葵さんは自宅で翻訳の仕事をしていて、お子さん二人は日中保育園に預けている。
家事をきっちりこなし、仕事もこなして……。
先輩が仕事に専念できるように完璧にフォローしている姿を見ると、自分の至らなさに気付かされる。
先輩の『俺が彼の立場なら、一、二年が限界だろうな』という言葉がリフレインする。
私が郁さんの立場なら、きっと先輩と同じ気持ちになると思うから。
男尊女卑の時代はとっくに終わっていると思っていたが、現実はそんなに簡単なものじゃない。
男性と同じ土俵で戦い続ける体力がそもそも足りないのに、周りからの圧力もある中、動じずに立ち振る舞う気力があるだろうか?

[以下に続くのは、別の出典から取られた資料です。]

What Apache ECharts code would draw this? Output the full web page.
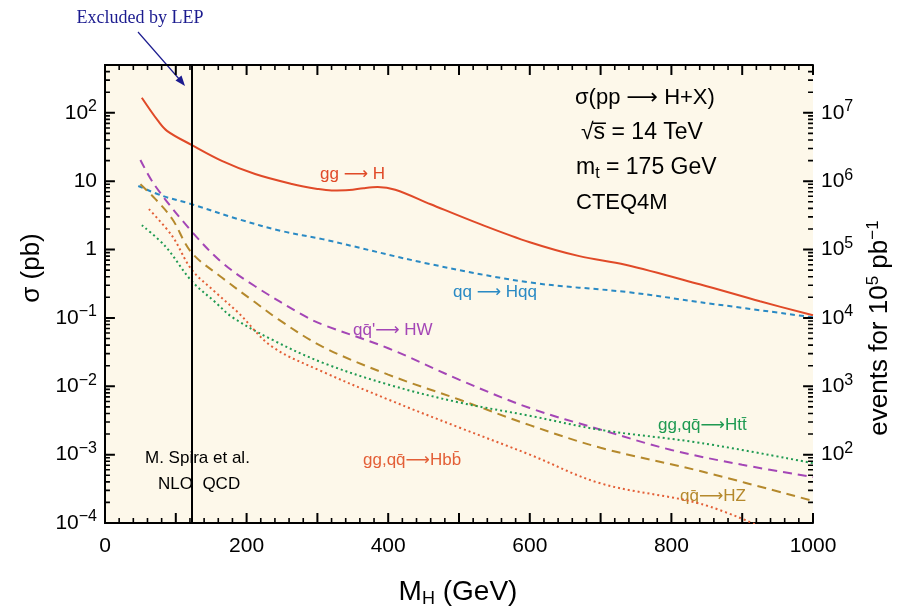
<!DOCTYPE html>
<html><head><meta charset="utf-8">
<script src="https://cdn.jsdelivr.net/npm/echarts@6/dist/echarts.min.js"></script>
<style>html,body{margin:0;padding:0;background:#fff}#c{width:903px;height:611px}</style>
</head><body><div id="c"></div>
<script>
// ---- data (Higgs mass in GeV, cross section in pb) ----
const massGGH = [52, 75, 88, 122, 165, 212, 264, 300, 320, 345, 365, 385, 410, 460, 530, 600, 670, 735, 840, 925, 1000];
const sigGGH  = [166, 76, 54, 34, 19.8, 12.7, 9.1, 7.7, 7.3, 7.4, 7.9, 8.2, 7.5, 4.6, 2.35, 1.28, 0.80, 0.60, 0.31, 0.175, 0.109];

const massHQQ = [47, 82, 122, 188, 250, 307, 460, 600, 740, 840, 1000];
const sigHQQ  = [8.5, 6.05, 4.62, 2.79, 1.86, 1.42, 0.61, 0.33, 0.237, 0.17, 0.102];

const massHW = [50, 71, 122, 165, 212, 283, 307, 400, 500, 600, 700, 800, 900, 1000];
const sigHW  = [20.4, 8.5, 1.86, 0.65, 0.29, 0.105, 0.08, 0.036, 0.0125, 0.0048, 0.00232, 0.00117, 0.00071, 0.00047];

const massHZ = [50, 71, 95, 122, 165, 212, 245, 307, 400, 500, 600, 700, 842, 1000];
const sigHZ  = [9.0, 5.5, 2.79, 0.91, 0.39, 0.169, 0.095, 0.038, 0.0148, 0.0064, 0.0027, 0.00126, 0.00057, 0.00021];

const massHTT = [52, 85, 122, 156, 180, 236, 307, 400, 500, 600, 700, 842, 1000];
const sigHTT  = [2.27, 1.12, 0.35, 0.169, 0.102, 0.048, 0.0222, 0.0106, 0.0058, 0.0037, 0.0023, 0.00148, 0.00075];

const massHBB = [62, 95, 122, 156, 188, 236, 307, 400, 500, 600, 700, 842, 930];
const sigHBB  = [3.9, 1.57, 0.515, 0.237, 0.12, 0.038, 0.0164, 0.0064, 0.0025, 0.001, 0.00038, 0.00019, 0.000085];

const lepMass = 122;
const xMin = 0, xMax = 1000;
const xLabelValues = [0, 200, 400, 600, 800, 1000];
const xMajorTicks = [0, 100, 200, 300, 400, 500, 600, 700, 800, 900, 1000];
const xMinorStep = 20;
const yMin = 1e-4, yMax = 500;
const yMajorTicks = [1e-4, 1e-3, 1e-2, 1e-1, 1, 10, 100];
const minorMult = [2, 3, 4, 5, 6, 7, 8, 9];

// ---- styling ----
const F = 'Liberation Sans, DejaVu Sans, sans-serif';
const C = {
  ggh: '#E04A28', hqq: '#2A8AC4', hw: '#A446B6', hz: '#B5892C', htt: '#1F9A52', hbb: '#E35F37', lep: '#1B1B8F'
};
const PLOT = { left: 105, right: 90, top: 65, bottom: 88 };
// tick lengths expressed in axis units (≈10 px major, ≈5 px minor)
const TICK = { hMajor: 14, hMinor: 7, vMajor: 1.40, vMinor: 1.18 };

const yMinorTicks = [];
yMajorTicks.forEach(d => minorMult.forEach(m => { const v = m * d; if (v <= yMax) yMinorTicks.push(v); }));
const xMinorTicks = [];
for (let m = xMin + xMinorStep; m < xMax; m += xMinorStep) if (xMajorTicks.indexOf(m) < 0) xMinorTicks.push(m);

const pairs = (xs, ys) => xs.map((x, i) => [x, ys[i]]);

function expLabel(shift) {
  return function (v) {
    const e = Math.round(Math.log10(v)) + shift;
    if (shift === 0 && e === 0) return '{b|1}';
    if (shift === 0 && e === 1) return '{b|10}';
    return '{b|10}{s|' + String(e).replace('-', '\u2212') + '}';
  };
}
const labelRich = {
  b: { fontSize: 21, fontFamily: F, color: '#000' },
  s: { fontSize: 16, fontFamily: F, color: '#000', padding: [0, 0, 12, 0] }
};

function xAx(pos, labels) {
  return {
    type: 'value', min: xMin, max: xMax, interval: 100, position: pos,
    axisLine: { show: true, lineStyle: { color: '#000', width: 2 } },
    axisTick: { show: false }, minorTick: { show: false },
    splitLine: { show: false },
    axisLabel: labels ? {
      show: true, margin: 13, color: '#000', fontSize: 21, fontFamily: F,
      formatter: v => (xLabelValues.indexOf(v) >= 0 ? String(v) : '')
    } : { show: false }
  };
}
function yAx(pos, shift) {
  return {
    type: 'log', min: yMin, max: yMax, position: pos,
    axisLine: { show: true, lineStyle: { color: '#000', width: 2 } },
    axisTick: { show: false },
    splitLine: { show: false },
    axisLabel: {
      show: true, margin: 8, formatter: expLabel(shift), rich: labelRich,
      showMinLabel: shift === 0, showMaxLabel: false
    }
  };
}

function lineSeries(name, xs, ys, color, type, extra) {
  return Object.assign({
    name, type: 'line', data: pairs(xs, ys), showSymbol: false, symbol: 'none', smooth: 0.35,
    clip: true, xAxisIndex: 0, yAxisIndex: 0, z: 3,
    lineStyle: { color, width: 2, type }
  }, extra || {});
}

// frame ticks, placed through the chart's own x (linear) and y (log) scales
function tickSeries(segments, width) {
  const data = [];
  segments.forEach(s => { data.push(s[0], s[1], [s[1][0], '-']); });
  return {
    type: 'line', data, showSymbol: false, symbol: 'none', silent: true, clip: false,
    connectNulls: false, z: 4, xAxisIndex: 0, yAxisIndex: 0,
    lineStyle: { color: '#000', width, type: 'solid' }
  };
}
const yTickSegs = (vals, len) => {
  const s = [];
  vals.forEach(v => { s.push([[xMin, v], [xMin + len, v]]); s.push([[xMax, v], [xMax - len, v]]); });
  return s;
};
const xTickSegs = (vals, f) => {
  const s = [];
  vals.forEach(m => { s.push([[m, yMin], [m, yMin * f]]); s.push([[m, yMax], [m, yMax / f]]); });
  return s;
};

const chart = echarts.init(document.getElementById('c'));

chart.setOption({
  animation: false,
  backgroundColor: '#ffffff',
  grid: Object.assign({ show: false, containLabel: false }, PLOT),
  xAxis: [xAx('bottom', true), xAx('top', false)],
  yAxis: [yAx('left', 0), yAx('right', 5)],
  series: [
    lineSeries('gg→H', massGGH, sigGGH, C.ggh, 'solid', {
      markLine: {
        silent: true, symbol: 'none', label: { show: false },
        lineStyle: { color: '#000', width: 2, type: 'solid' },
        data: [{ xAxis: lepMass }]
      }
    }),
    lineSeries('qq→Hqq', massHQQ, sigHQQ, C.hqq, [5, 4]),
    lineSeries('qq̄\'→HW', massHW, sigHW, C.hw, [9, 6]),
    lineSeries('qq̄→HZ', massHZ, sigHZ, C.hz, [9, 6]),
    lineSeries('gg,qq̄→Htt̄', massHTT, sigHTT, C.htt, [2, 3]),
    lineSeries('gg,qq̄→Hbb̄', massHBB, sigHBB, C.hbb, [2, 3]),
    tickSeries(yTickSegs(yMajorTicks, TICK.hMajor), 2),
    tickSeries(yTickSegs(yMinorTicks, TICK.hMinor), 1.6),
    tickSeries(xTickSegs(xMajorTicks, TICK.vMajor), 2),
    tickSeries(xTickSegs(xMinorTicks, TICK.vMinor), 1.6)
  ],
  graphic: [
    { type: 'rect', z: -100, silent: true, shape: { x: PLOT.left, y: PLOT.top, width: 903 - PLOT.left - PLOT.right, height: 611 - PLOT.top - PLOT.bottom }, style: { fill: '#FDF8EA' } },
    { type: 'text', x: 140, y: 18, style: { text: 'Excluded by LEP', font: '18px Liberation Serif, serif', fill: C.lep, textAlign: 'center', textVerticalAlign: 'middle' } },
    { type: 'line', shape: { x1: 138, y1: 32, x2: 180, y2: 80 }, style: { stroke: C.lep, lineWidth: 1.2 } },
    { type: 'polygon', shape: { points: [[185, 86], [175.5, 80.5], [181.5, 75.5]] }, style: { fill: C.lep } },

    { type: 'text', x: 575, y: 98, style: { text: 'σ(pp ⟶ H+X)', font: '22px ' + F, fill: '#000', textVerticalAlign: 'middle' } },
    { type: 'text', x: 581, y: 133, style: { text: '√s\u0305 = 14 TeV', font: '23px ' + F, fill: '#000', textVerticalAlign: 'middle' } },
    { type: 'text', x: 576, y: 168, style: { text: '{a|m}{u|t}{a| = 175 GeV}', textVerticalAlign: 'middle',
        rich: { a: { fontSize: 23, fontFamily: F, fill: '#000' }, u: { fontSize: 16, fontFamily: F, fill: '#000', padding: [12, 0, 0, 0] } } } },
    { type: 'text', x: 576, y: 203, style: { text: 'CTEQ4M', font: '22px ' + F, fill: '#000', textVerticalAlign: 'middle' } },

    { type: 'text', x: 320, y: 174, style: { text: 'gg ⟶ H', font: '17px ' + F, fill: C.ggh, textVerticalAlign: 'middle' } },
    { type: 'text', x: 453, y: 292, style: { text: 'qq ⟶ Hqq', font: '17px ' + F, fill: C.hqq, textVerticalAlign: 'middle' } },
    { type: 'text', x: 353, y: 330, style: { text: 'qq\u0304\'⟶ HW', font: '17px ' + F, fill: C.hw, textVerticalAlign: 'middle' } },
    { type: 'text', x: 658, y: 425, style: { text: 'gg,qq\u0304⟶Htt\u0304', font: '17px ' + F, fill: C.htt, textVerticalAlign: 'middle' } },
    { type: 'text', x: 363, y: 460, style: { text: 'gg,qq\u0304⟶Hbb\u0304', font: '17px ' + F, fill: C.hbb, textVerticalAlign: 'middle' } },
    { type: 'text', x: 680, y: 496, style: { text: 'qq\u0304⟶HZ', font: '17px ' + F, fill: C.hz, textVerticalAlign: 'middle' } },

    { type: 'text', x: 145, y: 458, style: { text: 'M. Spira et al.', font: '17px ' + F, fill: '#000', textVerticalAlign: 'middle' } },
    { type: 'text', x: 158, y: 484, style: { text: 'NLO  QCD', font: '17px ' + F, fill: '#000', textVerticalAlign: 'middle' } },

    { type: 'text', x: 32, y: 268, rotation: Math.PI / 2, style: { text: 'σ (pb)', font: '26px ' + F, fill: '#000', textAlign: 'center', textVerticalAlign: 'middle' } },
    { type: 'text', x: 880, y: 328, rotation: Math.PI / 2, style: { text: '{a|events for 10}{s|5}{a| pb}{s|−1}', textAlign: 'center', textVerticalAlign: 'middle',
        rich: { a: { fontSize: 26, fontFamily: F, fill: '#000' }, s: { fontSize: 17, fontFamily: F, fill: '#000', padding: [0, 0, 14, 0] } } } },
    { type: 'text', x: 458, y: 592, style: { text: '{a|M}{u|H}{a| (GeV)}', textAlign: 'center', textVerticalAlign: 'middle',
        rich: { a: { fontSize: 28, fontFamily: F, fill: '#000' }, u: { fontSize: 18, fontFamily: F, fill: '#000', padding: [14, 0, 0, 0] } } } }
  ]
});
</script>
</body></html>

毎日仕事をこなすだけで手一杯なのに、彼のことを気遣える余裕が私には無い。
こんな私で、郁さんの未来は明るいのだろうか?
年末の忙しい時期に戦線離脱してしまって。
職場復帰する勇気が今は奮い起こせそうにない。
これが急性虫垂炎だとか、ストレス性胃腸炎なら話は別だ。
短期的な治療を施せば、直ぐに回復できる。
けれど、今の自分はそんな軽い症状ではない。
医師だからこそ、数値で知ってしまう現実がある。
今になって漸く分かったことがある。
郁さんが眼病を患って、失明も覚悟していた時期の心境が。